"Pas plus que l'espace, le Temps n'est, pour l'homme religieux, homogène ni continu. Il y a les intervalles de Temps sacré, le temps des fêtes (en majorité, des fêtes périodiques) ; il y a, d'autre part, le Temps profane, la durée temporelle ordinaire dans laquelle s'inscrivent les actes dénués de signification religieuse. Entre ces deux espèces de Temps, il existe, bien entendu, une solution de continuité ; mais, par le moyen des rites, l'homme religieux peut « passer » sans danger de la durée temporelle ordinaire au Temps sacré.
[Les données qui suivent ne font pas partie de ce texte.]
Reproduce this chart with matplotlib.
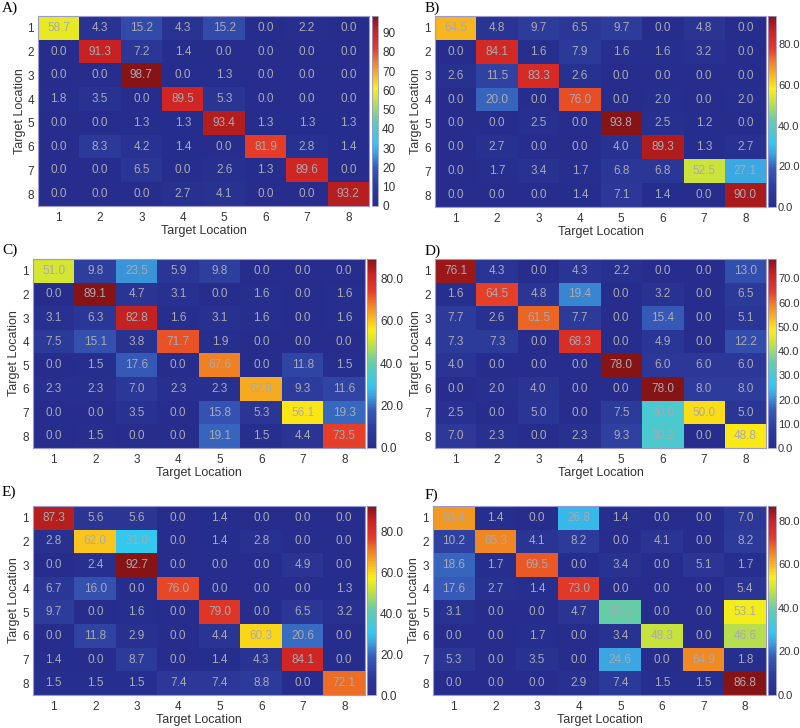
import numpy as np
import matplotlib
matplotlib.use("Agg")
import matplotlib.pyplot as plt
from matplotlib.colors import LinearSegmentedColormap
from matplotlib.ticker import MultipleLocator, FormatStrFormatter

plt.rcParams['font.family'] = ['Liberation Sans', 'DejaVu Sans']

locations = [1, 2, 3, 4, 5, 6, 7, 8]
panel_labels = ["A)", "B)", "C)", "D)", "E)", "F)"]

conf_a = [[58.7, 4.3, 15.2, 4.3, 15.2, 0.0, 2.2, 0.0],
          [0.0, 91.3, 7.2, 1.4, 0.0, 0.0, 0.0, 0.0],
          [0.0, 0.0, 98.7, 0.0, 1.3, 0.0, 0.0, 0.0],
          [1.8, 3.5, 0.0, 89.5, 5.3, 0.0, 0.0, 0.0],
          [0.0, 0.0, 1.3, 1.3, 93.4, 1.3, 1.3, 1.3],
          [0.0, 8.3, 4.2, 1.4, 0.0, 81.9, 2.8, 1.4],
          [0.0, 0.0, 6.5, 0.0, 2.6, 1.3, 89.6, 0.0],
          [0.0, 0.0, 0.0, 2.7, 4.1, 0.0, 0.0, 93.2]]

conf_b = [[64.5, 4.8, 9.7, 6.5, 9.7, 0.0, 4.8, 0.0],
          [0.0, 84.1, 1.6, 7.9, 1.6, 1.6, 3.2, 0.0],
          [2.6, 11.5, 83.3, 2.6, 0.0, 0.0, 0.0, 0.0],
          [0.0, 20.0, 0.0, 76.0, 0.0, 2.0, 0.0, 2.0],
          [0.0, 0.0, 2.5, 0.0, 93.8, 2.5, 1.2, 0.0],
          [0.0, 2.7, 0.0, 0.0, 4.0, 89.3, 1.3, 2.7],
          [0.0, 1.7, 3.4, 1.7, 6.8, 6.8, 52.5, 27.1],
          [0.0, 0.0, 0.0, 1.4, 7.1, 1.4, 0.0, 90.0]]

conf_c = [[51.0, 9.8, 23.5, 5.9, 9.8, 0.0, 0.0, 0.0],
          [0.0, 89.1, 4.7, 3.1, 0.0, 1.6, 0.0, 1.6],
          [3.1, 6.3, 82.8, 1.6, 3.1, 1.6, 0.0, 1.6],
          [7.5, 15.1, 3.8, 71.7, 1.9, 0.0, 0.0, 0.0],
          [0.0, 1.5, 17.6, 0.0, 67.6, 0.0, 11.8, 1.5],
          [2.3, 2.3, 7.0, 2.3, 2.3, 62.8, 9.3, 11.6],
          [0.0, 0.0, 3.5, 0.0, 15.8, 5.3, 56.1, 19.3],
          [0.0, 1.5, 0.0, 0.0, 19.1, 1.5, 4.4, 73.5]]

conf_d = [[76.1, 4.3, 0.0, 4.3, 2.2, 0.0, 0.0, 13.0],
          [1.6, 64.5, 4.8, 19.4, 0.0, 3.2, 0.0, 6.5],
          [7.7, 2.6, 61.5, 7.7, 0.0, 15.4, 0.0, 5.1],
          [7.3, 7.3, 0.0, 68.3, 0.0, 4.9, 0.0, 12.2],
          [4.0, 0.0, 0.0, 0.0, 78.0, 6.0, 6.0, 6.0],
          [0.0, 2.0, 4.0, 0.0, 0.0, 78.0, 8.0, 8.0],
          [2.5, 0.0, 5.0, 0.0, 7.5, 30.0, 50.0, 5.0],
          [7.0, 2.3, 0.0, 2.3, 9.3, 30.2, 0.0, 48.8]]

conf_e = [[87.3, 5.6, 5.6, 0.0, 1.4, 0.0, 0.0, 0.0],
          [2.8, 62.0, 31.0, 0.0, 1.4, 2.8, 0.0, 0.0],
          [0.0, 2.4, 92.7, 0.0, 0.0, 0.0, 4.9, 0.0],
          [6.7, 16.0, 0.0, 76.0, 0.0, 0.0, 0.0, 1.3],
          [9.7, 0.0, 1.6, 0.0, 79.0, 0.0, 6.5, 3.2],
          [0.0, 11.8, 2.9, 0.0, 4.4, 60.3, 20.6, 0.0],
          [1.4, 0.0, 8.7, 0.0, 1.4, 4.3, 84.1, 0.0],
          [1.5, 1.5, 1.5, 7.4, 7.4, 8.8, 0.0, 72.1]]

conf_f = [[63.4, 1.4, 0.0, 26.8, 1.4, 0.0, 0.0, 7.0],
          [10.2, 65.3, 4.1, 8.2, 0.0, 4.1, 0.0, 8.2],
          [18.6, 1.7, 69.5, 0.0, 3.4, 0.0, 5.1, 1.7],
          [17.6, 2.7, 1.4, 73.0, 0.0, 0.0, 0.0, 5.4],
          [3.1, 0.0, 0.0, 4.7, 39.1, 0.0, 0.0, 53.1],
          [0.0, 0.0, 1.7, 0.0, 3.4, 48.3, 0.0, 46.6],
          [5.3, 0.0, 3.5, 0.0, 24.6, 0.0, 64.9, 1.8],
          [0.0, 0.0, 0.0, 2.9, 7.4, 1.5, 1.5, 86.8]]

matrices = [conf_a, conf_b, conf_c, conf_d, conf_e, conf_f]

# washed-out jet, as in the original figure
cmap = LinearSegmentedColormap.from_list("soft_jet", [
    (0.00, "#262d8c"), (0.10, "#2d3c9b"), (0.20, "#375ab9"),
    (0.28, "#3ca5e1"), (0.33, "#32c8f0"), (0.45, "#64cdaa"),
    (0.55, "#c3e141"), (0.62, "#faf014"), (0.68, "#fabe1e"),
    (0.76, "#f08223"), (0.83, "#e63c28"), (0.92, "#cd2323"),
    (1.00, "#871414")])

# pixel boxes: heatmap (left, top, right, bottom), colorbar (left, right)
W, H = 800, 728
boxes = [((38, 16, 369, 206), (372, 378)),
         ((435, 16, 766, 207), (768, 776)),
         ((33, 259, 365, 448), (367, 376)),
         ((435, 259, 766, 448), (768, 776)),
         ((33, 506, 365, 695), (367, 376)),
         ((433, 506, 766, 695), (768, 776))]
label_pos = [(2, 8), (425, 8), (2, 250), (425, 251), (2, 492), (425, 495)]
cbar_step = [10, 20, 20, 10, 20, 20]
cbar_fmt = ["%d", "%.1f", "%.1f", "%.1f", "%.1f", "%.1f"]

fig = plt.figure(figsize=(8, 7.28), dpi=100)

for k, data in enumerate(matrices):
    data = np.array(data)
    (l, t, r, b), (cl, cr) = boxes[k]
    w, h = r - l, b - t
    ax = fig.add_axes([l / W, 1 - b / H, w / W, h / H])
    cax = fig.add_axes([cl / W, 1 - b / H, (cr - cl) / W, h / H])
    im = ax.imshow(data, cmap=cmap, aspect="auto")
    for i in range(data.shape[0]):
        for j in range(data.shape[1]):
            ax.text(j, i, "%.1f" % data[i, j], ha="center", va="center",
                    fontsize=8.5, color="#a9a9b3")
    ax.set_xticks(range(len(locations)))
    ax.set_yticks(range(len(locations)))
    ax.set_xticklabels(locations, fontsize=8.5, color="#333333")
    ax.set_yticklabels(locations, fontsize=8.5, color="#333333")
    ax.tick_params(length=0, pad=3)
    ax.tick_params(axis="x", pad=4)
    ax.set_xlabel("Target Location", fontsize=9, color="#333333")
    ax.set_ylabel("Target Location", fontsize=9, color="#333333")
    ax.xaxis.set_label_coords(0.5, -19 / h)
    ax.yaxis.set_label_coords(-12.5 / w, 0.5)
    for sp in ax.spines.values():
        sp.set_color("#9a9ad0")
        sp.set_linewidth(0.8)

    cb = fig.colorbar(im, cax=cax)
    cb.locator = MultipleLocator(cbar_step[k])
    cb.formatter = FormatStrFormatter(cbar_fmt[k])
    cb.update_ticks()
    right_col = k % 2 == 1
    cax.tick_params(labelsize=8 if right_col else 8.5, length=0,
                    pad=1.5 if right_col else 3, labelcolor="#333333")
    cb.outline.set_edgecolor("#9a9ad0")
    cb.outline.set_linewidth(0.6)

    lx, ly = label_pos[k]
    fig.text(lx / W, 1 - ly / H, panel_labels[k], fontsize=11,
             family=["Liberation Serif", "DejaVu Serif"], va="center", ha="left")

fig.savefig("out.png", dpi=100)
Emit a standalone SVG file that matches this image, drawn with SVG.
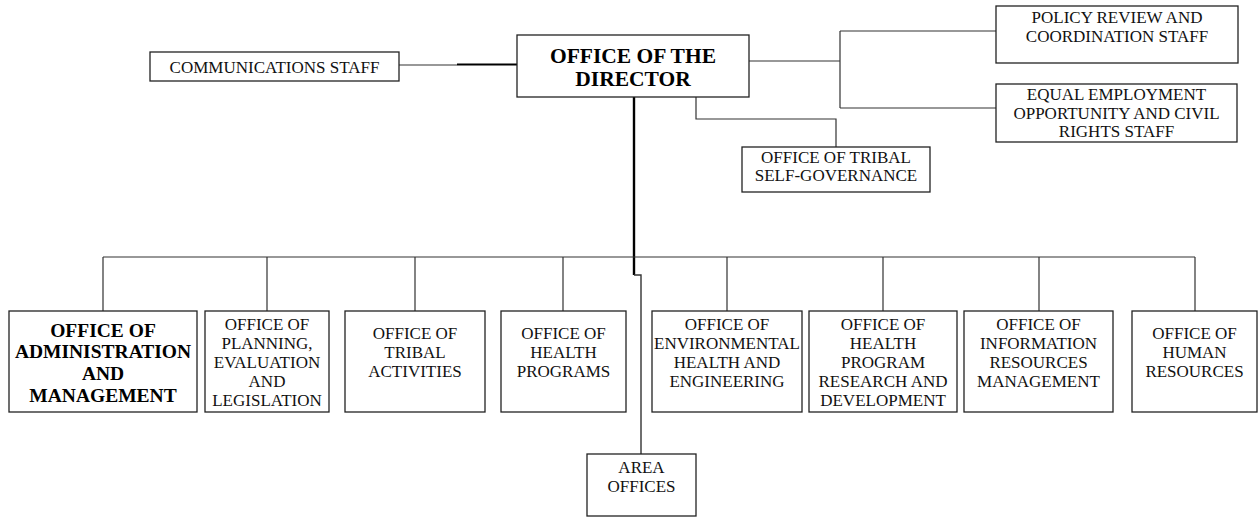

Une différence essentielle entre ces deux qualités de Temps nous frappe d'abord : le Temps sacré est par sa nature même réversible, dans le sens qu'il est, à proprement parler, un Temps mythique primordial rendu présent. Toute fête religieuse, tout Temps liturgique, consiste dans la réactualisation d'un événement sacré qui a eu lieu dans un passé mythique, « au commencement. » Participer religieusement à une fête implique que l'on sort de la durée temporelle « ordinaire » pour réintégrer le Temps mythique réactualisé par la fête même. Le Temps sacré est par suite indéfiniment récupérable, indéfiniment répétable."
Mircea Eliade, Le Sacré et le Profane, 1957, éd. Gallimard, Folio essais, 2001, p. 63.